Abstract

Abstract:

This essay combines the arguments of present-day neuroscience about “hard-wired” letter-recognition in the brain and theories of “intermediality” or movement among aesthetic methods of sensory communication with the mystical early twentieth-century theories of bookness, reading, and vision propounded by T. J. Cobden-Sanderson, cofounder and codirector of the Doves Press, in order to propose a theory of modern Shakespeare reading as a distinct kind of experience. Specifically, I will argue for the early twentieth-century fine press edition as a critical, as well as an aesthetic, intervention that intermediates public playgoing and private reading.
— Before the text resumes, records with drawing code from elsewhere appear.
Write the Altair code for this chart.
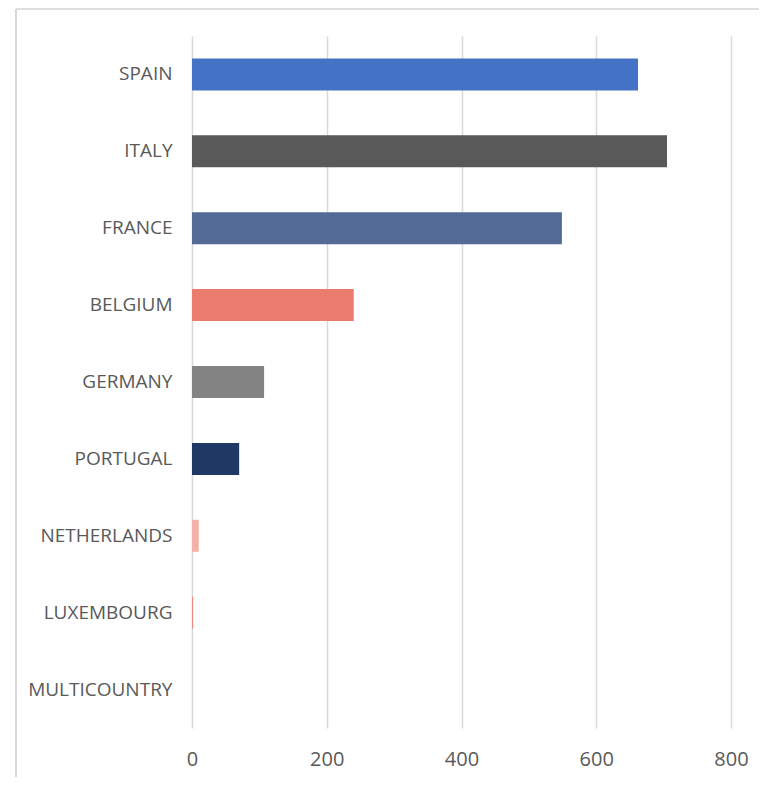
import altair as alt
import pandas as pd

countries = ["SPAIN", "ITALY", "FRANCE", "BELGIUM", "GERMANY", "PORTUGAL",
             "NETHERLANDS", "LUXEMBOURG", "MULTICOUNTRY"]
values = [662, 705, 549, 240, 107, 70, 10, 1.5, 0]
colors = ["#4472C4", "#595959", "#546A96", "#EB7B6E", "#838383", "#203864",
          "#F4B1A7", "#E9897C", "#A5A5A5"]
x_ticks = [0, 200, 400, 600, 800]

df = pd.DataFrame({"country": countries, "value": values})

FONT = "Open Sans"
LABEL_COLOR = "#595959"
GRID_COLOR = "#D9D9D9"
FRAME_COLOR = "#BFBFBF"

one = pd.DataFrame({"a": [0]})
frame_left = alt.Chart(one).mark_rule(
    color=FRAME_COLOR, strokeWidth=1.2, clip=False
).encode(x=alt.value(-176), y=alt.value(-27), y2=alt.value(741))
frame_top = alt.Chart(one).mark_rule(
    color=FRAME_COLOR, strokeWidth=1.2, clip=False
).encode(x=alt.value(-176), x2=alt.value(567), y=alt.value(-27))

bars = alt.Chart(df).mark_bar(size=32).encode(
    y=alt.Y("country:N", sort=countries, title=None,
            scale=alt.Scale(paddingInner=0.6, paddingOuter=0.3),
            axis=alt.Axis(domain=False, ticks=False, labelFont=FONT,
                          labelFontSize=19, labelColor=LABEL_COLOR,
                          labelPadding=20, labelLimit=300)),
    x=alt.X("value:Q", title=None,
            scale=alt.Scale(domain=[0, 800], nice=False),
            axis=alt.Axis(values=x_ticks, domain=False, ticks=False,
                          grid=True, gridColor=GRID_COLOR, gridWidth=1.5,
                          labelFlush=False,
                          labelFont=FONT, labelFontSize=20,
                          labelColor=LABEL_COLOR, labelPadding=21)),
    color=alt.Color("country:N", scale=alt.Scale(domain=countries, range=colors),
                    legend=None),
)

chart = alt.layer(frame_left, frame_top, bars).properties(
    width=539, height=692,
    autosize=alt.AutoSizeParams(type="none"),
    padding={"left": 184, "top": 28, "right": 28, "bottom": 49},
    background="white",
).configure_view(stroke=None)

chart.save("out.html", embed_options={"renderer": "svg", "actions": False})
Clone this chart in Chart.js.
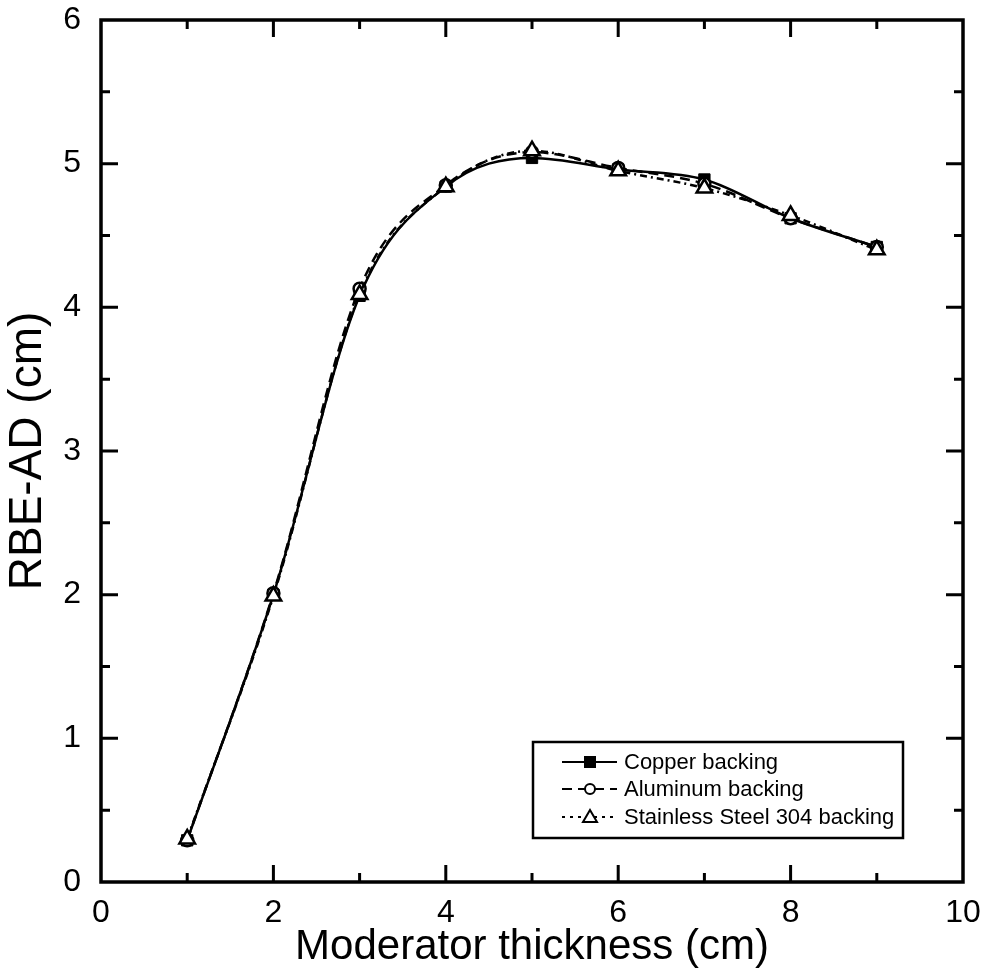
<!DOCTYPE html>
<html>
<head>
<meta charset="utf-8">
<script src="https://cdn.jsdelivr.net/npm/chart.js@4.4.1/dist/chart.umd.min.js"></script>
<style>
  body { margin: 0; background: #fff; }
  #wrap { width: 988px; height: 971px; }
</style>
</head>
<body>
<div id="wrap"><canvas id="grafico"></canvas></div>
<script>
// valores
const espessura = [1, 2, 3, 4, 5, 6, 7, 8, 9];
const cobre = [0.29, 2.00, 4.08, 4.84, 5.04, 4.96, 4.89, 4.62, 4.42];
const aluminio = [0.29, 2.01, 4.13, 4.85, 5.08, 4.97, 4.86, 4.62, 4.42];
const inox = [0.30, 1.99, 4.09, 4.84, 5.09, 4.95, 4.83, 4.64, 4.40];
const nomes = ['Copper backing', 'Aluminum backing', 'Stainless Steel 304 backing'];

const fonte = "'Liberation Sans', Arial, sans-serif";

function pontos(ys) {
    return espessura.map((x, i) => ({ x: x, y: ys[i] }));
}

// moldura e ticks para dentro nos quatro lados
const molduraPlugin = {
    id: 'moldura',
    afterDraw(chart) {
        const c = chart.ctx;
        const a = chart.chartArea;
        const sx = chart.scales.x;
        const sy = chart.scales.y;
        c.save();
        c.strokeStyle = '#000';
        c.lineWidth = 3.5;
        c.lineCap = 'butt';
        c.strokeRect(a.left, a.top, a.right - a.left, a.bottom - a.top);
        c.lineWidth = 3;
        for (let v = 1; v < 10; v++) {
            const px = sx.getPixelForValue(v);
            const len = v % 2 === 0 ? 17 : 9;
            c.beginPath();
            c.moveTo(px, a.bottom); c.lineTo(px, a.bottom - len);
            c.moveTo(px, a.top); c.lineTo(px, a.top + len);
            c.stroke();
        }
        for (let k = 1; k < 12; k++) {
            const v = k / 2;
            const py = sy.getPixelForValue(v);
            const len = k % 2 === 0 ? 17 : 9;
            c.beginPath();
            c.moveTo(a.left, py); c.lineTo(a.left + len, py);
            c.moveTo(a.right, py); c.lineTo(a.right - len, py);
            c.stroke();
        }
        c.restore();
    }
};

// legenda desenhada dentro da area
const legendaPlugin = {
    id: 'legendaCaixa',
    afterDraw(chart) {
        const c = chart.ctx;
        const x0 = 533, y0 = 742, w = 370, h = 96;
        c.save();
        c.fillStyle = '#fff';
        c.fillRect(x0, y0, w, h);
        c.strokeStyle = '#000';
        c.lineWidth = 2.5;
        c.strokeRect(x0, y0, w, h);
        c.font = '22px ' + fonte;
        c.textBaseline = 'middle';
        c.fillStyle = '#000';
        const linhas = [762, 789, 817];
        const estilos = [[], [10, 6], [3, 5]];
        chart.data.datasets.forEach((ds, i) => {
            const y = linhas[i];
            c.lineWidth = 2;
            c.setLineDash(estilos[i]);
            c.beginPath();
            c.moveTo(562, y); c.lineTo(617, y);
            c.stroke();
            c.setLineDash([]);
            c.lineWidth = 2;
            const mx = 590;
            if (ds.pointStyle === 'rect') {
                c.fillStyle = '#000';
                c.fillRect(mx - 6, y - 6, 12, 12);
            } else if (ds.pointStyle === 'circle') {
                c.fillStyle = '#fff';
                c.beginPath(); c.arc(mx, y, 5, 0, Math.PI * 2); c.fill(); c.stroke();
            } else {
                c.fillStyle = '#fff';
                c.beginPath();
                c.moveTo(mx, y - 7); c.lineTo(mx + 7, y + 5); c.lineTo(mx - 7, y + 5); c.closePath();
                c.fill(); c.stroke();
            }
            c.fillStyle = '#000';
            c.fillText(nomes[i], 624, y + 1);
        });
        c.restore();
    }
};

const config = {
    type: 'line',
    data: {
        datasets: [
            {
                label: nomes[0],
                data: pontos(cobre),
                borderColor: '#000',
                backgroundColor: '#000',
                borderWidth: 2.5,
                pointStyle: 'rect',
                pointRadius: 8,
                pointBorderWidth: 1,
                cubicInterpolationMode: 'monotone',
                order: 2
            },
            {
                label: nomes[1],
                data: pontos(aluminio),
                borderColor: '#000',
                backgroundColor: '#fff',
                borderWidth: 2.5,
                borderDash: [10, 6],
                pointStyle: 'circle',
                pointRadius: 6,
                pointBorderWidth: 2.5,
                cubicInterpolationMode: 'monotone',
                order: 1
            },
            {
                label: nomes[2],
                data: pontos(inox),
                borderColor: '#000',
                backgroundColor: '#fff',
                borderWidth: 2.5,
                borderDash: [7, 4, 2, 4],
                pointStyle: 'triangle',
                pointRadius: 9,
                pointBorderWidth: 2.5,
                cubicInterpolationMode: 'monotone',
                order: 0
            }
        ]
    },
    options: {
        responsive: true,
        maintainAspectRatio: false,
        animation: false,
        layout: { padding: { top: 20, right: 25, left: 0, bottom: 0 } },
        plugins: {
            legend: { display: false },
            tooltip: { enabled: false }
        },
        scales: {
            x: {
                type: 'linear',
                min: 0,
                max: 10,
                afterFit: (s) => {
                    s.height = 89;
                    s.paddingLeft = 0;
                    s.paddingRight = 0;
                },
                grid: { display: false, drawTicks: false },
                border: { display: false },
                ticks: {
                    stepSize: 2,
                    color: '#000',
                    padding: 12,
                    maxRotation: 0,
                    font: { family: fonte, size: 32 }
                },
                title: {
                    display: true,
                    text: 'Moderator thickness (cm)',
                    color: '#000',
                    padding: { top: 0, bottom: -2 },
                    font: { family: fonte, size: 42 }
                }
            },
            y: {
                min: 0,
                max: 6,
                afterFit: (s) => {
                    s.width = 101;
                    s.paddingTop = 0;
                    s.paddingBottom = 0;
                },
                grid: { display: false, drawTicks: false },
                border: { display: false },
                ticks: {
                    stepSize: 1,
                    color: '#000',
                    padding: 20,
                    font: { family: fonte, size: 32 }
                },
                title: {
                    display: true,
                    text: 'RBE-AD (cm)',
                    color: '#000',
                    padding: { top: 1, bottom: 0 },
                    font: { family: fonte, size: 46 }
                }
            }
        }
    },
    plugins: [molduraPlugin, legendaPlugin]
};

const ctx = new Chart(document.getElementById('grafico'), config);
</script>
</body>
</html>
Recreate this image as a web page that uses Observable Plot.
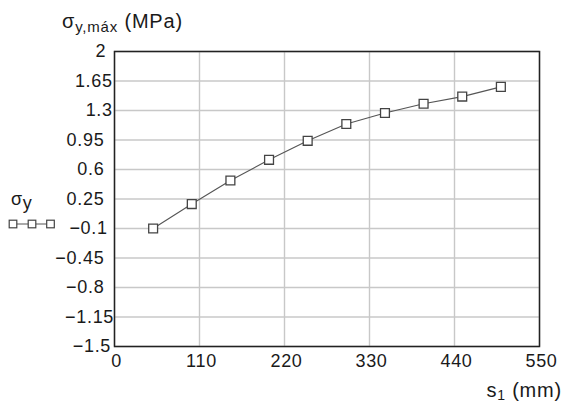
<!DOCTYPE html>
<html>
<head>
<meta charset="utf-8">
<script src="https://cdn.jsdelivr.net/npm/d3@7"></script>
<script src="https://cdn.jsdelivr.net/npm/@observablehq/plot@0.6"></script>
<style>
  html, body { margin: 0; padding: 0; background: #fff; }
  #chart { width: 562px; height: 403px; }
  svg text { font-family: "Liberation Sans", Arial, sans-serif; letter-spacing: 0.04em; }
</style>
</head>
<body>
<div id="chart"></div>
<script>
const s1 = [50, 100, 150, 200, 250, 300, 350, 400, 450, 500];
const sigmaY = [-0.1, 0.19, 0.47, 0.715, 0.94, 1.14, 1.27, 1.38, 1.465, 1.58];
const xTicks = [0, 110, 220, 330, 440, 550];
const yTicks = [2, 1.65, 1.3, 0.95, 0.6, 0.25, -0.1, -0.45, -0.8, -1.15, -1.5];

const data = s1.map((x, i) => ({x, y: sigmaY[i]}));
const fmt = d => (d < 0 ? "\u2212" + Math.abs(d) : String(d));

const chart = Plot.plot({
  width: 562,
  height: 403,
  marginLeft: 114,
  marginRight: 23,
  marginTop: 51,
  marginBottom: 57,
  style: {fontSize: "18px", fontFamily: "Liberation Sans, Arial, sans-serif", color: "#1a1a1a", background: "#fff"},
  x: {domain: [0, 550], ticks: xTicks, tickSize: 0, tickPadding: 8, tickFormat: fmt, label: null},
  y: {domain: [-1.5, 2], ticks: yTicks, tickSize: 0, tickPadding: 10, tickFormat: fmt, label: null},
  marks: [
    Plot.gridX(xTicks, {stroke: "#c8c8c8", strokeOpacity: 1, strokeWidth: 1.4}),
    Plot.gridY(yTicks, {stroke: "#c8c8c8", strokeOpacity: 1, strokeWidth: 1.4}),
    Plot.frame({stroke: "#222", strokeWidth: 1.5}),
    Plot.line(data, {x: "x", y: "y", stroke: "#555", strokeWidth: 1.1}),
    Plot.dot(data, {x: "x", y: "y", symbol: "square", r: 5, fill: "#fff", stroke: "#444", strokeWidth: 1.3})
  ]
});
document.getElementById("chart").appendChild(chart);

const svg = d3.select(chart);

// nudge y tick labels the way the reference renders them
const nudge = {"2": 1.6, "1.65": 8.3, "1.3": 8.3, "\u22120.1": 3.3, "\u22121.15": 9.6, "\u22121.5": 6.6};
svg.selectAll('g[aria-label="y-axis tick label"] text').each(function () {
  const k = this.textContent;
  if (nudge[k] !== undefined) d3.select(this).attr("dx", nudge[k]);
});
svg.selectAll('g[aria-label="x-axis tick label"] text').attr("dx", 2);

// Y axis title
const t = svg.append("text").attr("x", 62).attr("y", 28).attr("text-anchor", "start")
  .attr("font-size", 20).attr("fill", "#1a1a1a");
t.append("tspan").text("\u03c3");
t.append("tspan").attr("font-size", 15).attr("dy", 4).text("y,m\u00e1x");
t.append("tspan").attr("dy", -4).text(" (MPa)");

// X axis title
const xt = svg.append("text").attr("x", 562).attr("y", 397).attr("text-anchor", "end")
  .attr("font-size", 20).attr("fill", "#1a1a1a");
xt.append("tspan").text("s");
xt.append("tspan").attr("font-size", 14).attr("dy", 3).text("1");
xt.append("tspan").attr("dy", -3).text(" (mm)");

// Legend
const lg = svg.append("g");
const lt = lg.append("text").attr("x", 11).attr("y", 205).attr("text-anchor", "start")
  .attr("font-size", 18).attr("fill", "#1a1a1a");
lt.append("tspan").text("\u03c3");
lt.append("tspan").attr("dy", 4).text("y");
lg.append("line").attr("x1", 9).attr("x2", 55).attr("y1", 224).attr("y2", 224)
  .attr("stroke", "#555").attr("stroke-width", 1.1);
[13, 32, 50.5].forEach(cx => {
  lg.append("rect").attr("x", cx - 3.8).attr("y", 220.2).attr("width", 7.6).attr("height", 7.6)
    .attr("fill", "#fff").attr("stroke", "#444").attr("stroke-width", 1.2);
});
</script>
</body>
</html>
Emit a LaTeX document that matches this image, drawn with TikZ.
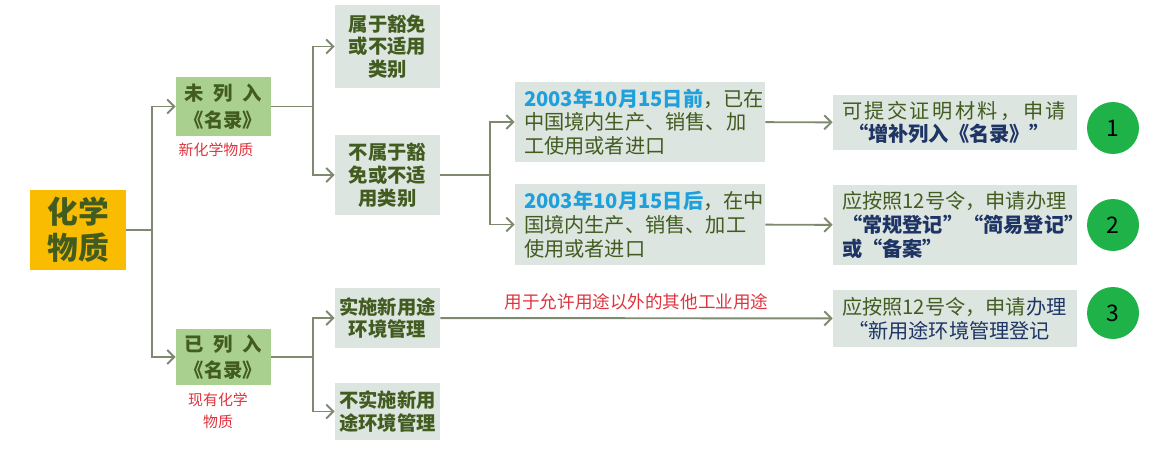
\documentclass[tikz,border=0pt]{standalone}
\usepackage{fontspec}
\setmainfont{Noto Sans CJK SC}
\usetikzlibrary{arrows.meta}
\definecolor{linec}{RGB}{125,138,112}
\definecolor{orangec}{RGB}{250,188,0}
\definecolor{lgreen}{RGB}{169,208,142}
\definecolor{grayc}{RGB}{220,229,224}
\definecolor{dgreen}{RGB}{66,92,32}
\definecolor{dateblue}{RGB}{30,160,220}
\definecolor{dblue}{RGB}{30,52,100}
\definecolor{redc}{RGB}{222,52,62}
\definecolor{circc}{RGB}{30,178,72}

\begin{document}
\begin{tikzpicture}[x=0.02cm,y=-0.02cm,>={Straight Barb[length=4pt,width=8pt]},
    line/.style={draw=linec,line width=1.1pt},
    midbox/.style={fill=grayc,text=dgreen,font=\fontsize{11}{13}\selectfont\bfseries,align=center,minimum width=2.1cm,inner sep=0pt},
    catbox/.style={fill=lgreen,text=dgreen,font=\fontsize{11}{15}\selectfont\bfseries,align=center,minimum width=1.9cm,inner sep=0pt},
    notebox/.style={fill=grayc,text=dgreen,font=\fontsize{11.5}{13.5}\selectfont,align=left,inner ysep=0pt,inner xsep=0.18cm},
    redtext/.style={text=redc,font=\fontsize{8.5}{12.5}\selectfont,align=center}]
    \useasboundingbox (0,0) rectangle (1152,450);

    \node[fill=orangec,text=dgreen,font=\fontsize{17.5}{20.5}\selectfont\bfseries,align=center,
      minimum width=1.92cm,minimum height=1.62cm] (chem) at (78,230) {化学\\物质};

    \node[catbox,minimum height=1.18cm] (unlisted) at (223.5,106.5) {未\enspace 列\enspace 入\\《名录》};
    \node[catbox,minimum height=1.12cm] (listed) at (223.5,357) {已\enspace 列\enspace 入\\《名录》};
    \node[redtext] (newchem) at (216,150) {新化学物质};
    \node[redtext] (oldchem) at (218,411) {现有化学\\物质};

    \node[midbox,minimum height=1.66cm] (exempt) at (387.5,46.5) {属于豁免\\或不适用\\类别};
    \node[midbox,minimum height=1.6cm] (nonexempt) at (387.5,175) {不属于豁\\免或不适\\用类别};
    \node[midbox,minimum height=1.2cm] (newuse) at (387.5,318) {实施新用途\\环境管理};
    \node[midbox,minimum height=1.14cm] (nonewuse) at (387.5,411.5) {不实施新用\\途环境管理};

    \node[notebox,text width=4.64cm,minimum height=1.6cm] (before) at (640,122)
      {{\color{dateblue}\bfseries 2003年10月15日前}，已在\\中国境内生产、销售、加\\工使用或者进口};
    \node[notebox,text width=4.64cm,minimum height=1.62cm] (after) at (640,224.5)
      {{\color{dateblue}\bfseries 2003年10月15日后}，在中\\国境内生产、销售、加工\\使用或者进口};

    \node[notebox,text width=4.52cm,minimum height=1.1cm] (supp) at (955,122.5)
      {{\addfontfeature{LetterSpace=12}可提交证明材料，申请}\\\hspace*{0.3em}{\color{dblue}\bfseries “增补列入《名录》”}};
    \node[notebox,text width=4.52cm,minimum height=1.6cm] (regist) at (955,225)
      {应按照12号令，申请办理\\{\color{dblue}\bfseries “常规登记”“简易登记”}\\{\color{dblue}\bfseries 或“备案”}};
    \node[notebox,text width=4.52cm,minimum height=1.14cm] (newreg) at (955,318.5)
      {应按照12号令，申请{\color{dblue}办理}\\\hspace*{0.3em}{\color{dblue}“新用途环境管理登记}};

    \foreach \n/\y in {1/128,2/225,3/313}
        \node[circle,fill=circc,minimum size=1.04cm,inner sep=0pt,font=\fontsize{13}{13}\selectfont] (c\n) at (1113,\y) {\n};

    \coordinate (j0) at (152,230);
    \coordinate (j1) at (313,106.5);
    \coordinate (j2) at (490,175);
    \coordinate (j3) at (313,357);

    \draw[line] (chem) -- (j0);
    \draw[line,->] (j0) |- (unlisted);
    \draw[line,->] (j0) |- (listed);
    \draw[line] (unlisted) -- (j1);
    \draw[line,->] (j1) |- (exempt);
    \draw[line,->] (j1) |- (nonexempt);
    \draw[line] (nonexempt) -- (j2);
    \draw[line,->] (j2) |- (before);
    \draw[line,->] (j2) |- (after);
    \draw[line] (listed) -- (j3);
    \draw[line,->] (j3) |- (newuse);
    \draw[line,->] (j3) |- (nonewuse);
    \draw[line,->] (before) -- (supp);
    \draw[line,->] (after) -- (regist);
    \draw[line,->] (newuse) -- node[above=1pt,text=redc,font=\fontsize{10}{12}\selectfont] {用于允许用途以外的其他工业用途} (newreg);
\end{tikzpicture}
\end{document}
Moreover, I will suggest, specific qualities of bookness, and particular quiddities of type, enable this intermediality. During the process of preparing Hamlet for publication, Cobden-Sanderson—a proponent and developer of the Arts and Crafts movement’s concepts of the Book Beautiful and the Ideal Book—came up with a unique visual solution to its textual irregularities. The history of Shakespeare at the Doves Press; Cobden-Sanderson as an editor; and his type, layout, and editorial interventions in the Doves Hamlet demonstrate the exigencies of what Harry Berger Jr. has called the “imaginary audition” of a printed playtext that we read and of the modern Shakespeare edition.